3.3. Example: Giant Pizza Task

We have \(n\) customers and \(m\) toppings. Each customer wants or does not want exactly 2 toppings. We must decide if we can make a pizza that satisfies everyone:

void solvePizza(int n, int m, vector<array<int, 4>>& customers) {
    // customers[i] = {topping1, want1, topping2, want2}
    // want = 1 if desired, -1 if not

    for (auto [t1, w1, t2, w2] : customers) {
        int a = (w1 == 1) ? t1 : -t1;  // Literal for first topping
        int b = (w2 == 1) ? t2 : -t2;  // Literal for second topping
        addClause(a, b);  // Add (a OR b)
    }

    if (solve2SAT()) {
        vector<bool> assignment = getAssignment();
        for (int i = 1; i <= m; i++) {
            cout << (assignment[i] ? '+' : '-') << " ";
        }
    } else {
        cout << "IMPOSSIBLE\n";
    }
}

3.4. Practical Tips for 2-SAT

Be careful with indexing: \(x_i\) and \(\neg x_i\) are often confused.
Check whether the graph is correctly built - debug with small examples.
When constructing the solution, the topological order of the SCCs is important.
2-SAT is common in tasks with binary choices and constraints.

4. Additional Applications and Techniques

4.1. Bi-connected Components

Two vertices are in the same bi-connected component if there are at least two vertex-independent paths between them. We can find them using articulation points.

4.2. Edge-based Connectivity

Sometimes we want to consider the graph from the point of view of the edges - for example, to find the minimum number of edges that must be removed to make the graph disconnected.

4.3. Condensation Graph

After finding SCCs, we can build a condensation graph where each SCC is collapsed into a single vertex. This graph is always a DAG and we can apply DAG techniques (topological sorting, DP, etc.).

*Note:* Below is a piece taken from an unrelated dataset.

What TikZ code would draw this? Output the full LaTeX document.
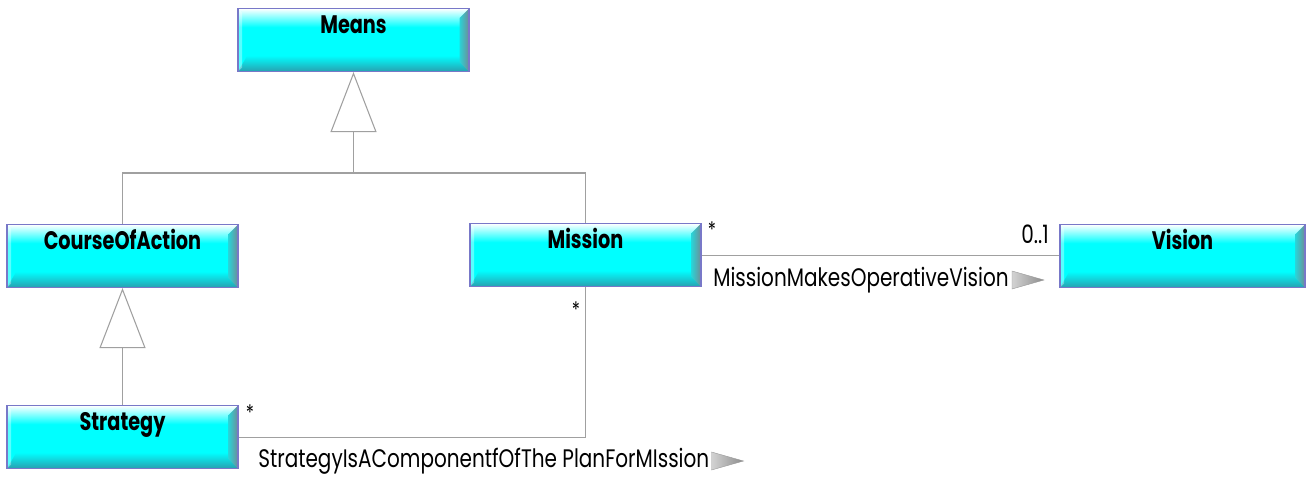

vector<int> condensation[MAXN];

void buildCondensation(int n, int num_scc) {
    set<pair<int,int>> edges_added;  // Avoid duplicate edges

    for (int u = 1; u <= n; u++) {
        for (int v : adj[u]) {
            if (comp[u] != comp[v]) {
                if (edges_added.find({comp[u], comp[v]}) == edges_added.end()) {
                    condensation[comp[u]].push_back(comp[v]);
                    edges_added.insert({comp[u], comp[v]});
                }
            }
        }
    }
}

5. Practice Tasks

Basic tasks

SPOJ EC_P: Critical Edges (Bridges) - basic bridge task.
SPOJ SUBMERGE: Submerging Islands (Articulation Points) - classical AP task.
CSES Planets and Kingdoms: Finding SCCs - excellent for starters.

Intermediate tasks

CSES Giant Pizza: 2-SAT task - very well formulated.
Codeforces 427C: Checkposts (SCC) - combination of SCC and combinatorics.
CSES Flight Routes Check: Check whether the graph is strongly connected.

Advanced tasks

Codeforces 652D: Nested Segments - non-standard SCC application.
SPOJ TOUR: Finding an Eulerian cycle with SCC.
Codeforces 292E: Copying Data - segment trees and SCC.

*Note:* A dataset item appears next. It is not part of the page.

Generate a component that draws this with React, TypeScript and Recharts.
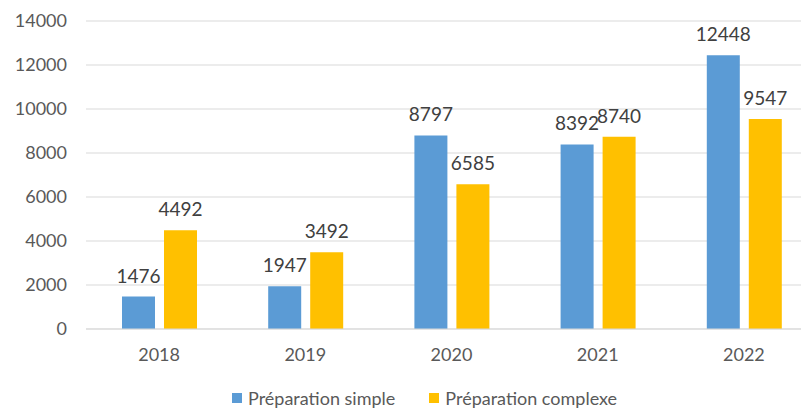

6. Typical Errors and Debug Tips

6.1. Common Errors

Forgetting the parent != -1 check for articulation points.
Incorrect initialization of low and tin values.
Confusing indices in 2-SAT (\(x_i\) vs \(\neg x_i\)).
Forgetting multi-edges when finding bridges.
Incorrect traversal order in Kosaraju's.

6.2. Debug Tips

Test with small examples (3-5 vertices).
Visualize the graph and the DFS tree.
Print tin and low values for every vertex.
Check whether you are correctly handling special cases (DFS root).
For 2-SAT, check whether the implication graph is correctly built.

🏁 Conclusion

Advanced graph algorithms are powerful tools for analyzing the structure and connectivity of graphs. The key to understanding them is the concept of low-link values and the DFS tree.

Main takeaways: - Bridges and AP: Critical elements in the network - learn to find them in \(O(V + E)\). - SCC: Collapsing cycles into a DAG - allows for DP and topological sorting. - 2-SAT: Elegant reduction of a boolean problem to a graph one - uses SCC.

These algorithms are often combined with other techniques (DP, greedy algorithms, binary search) to solve complex competitive tasks. Practice them until they become intuitive - they are among the most beautiful and useful algorithms in graph theory!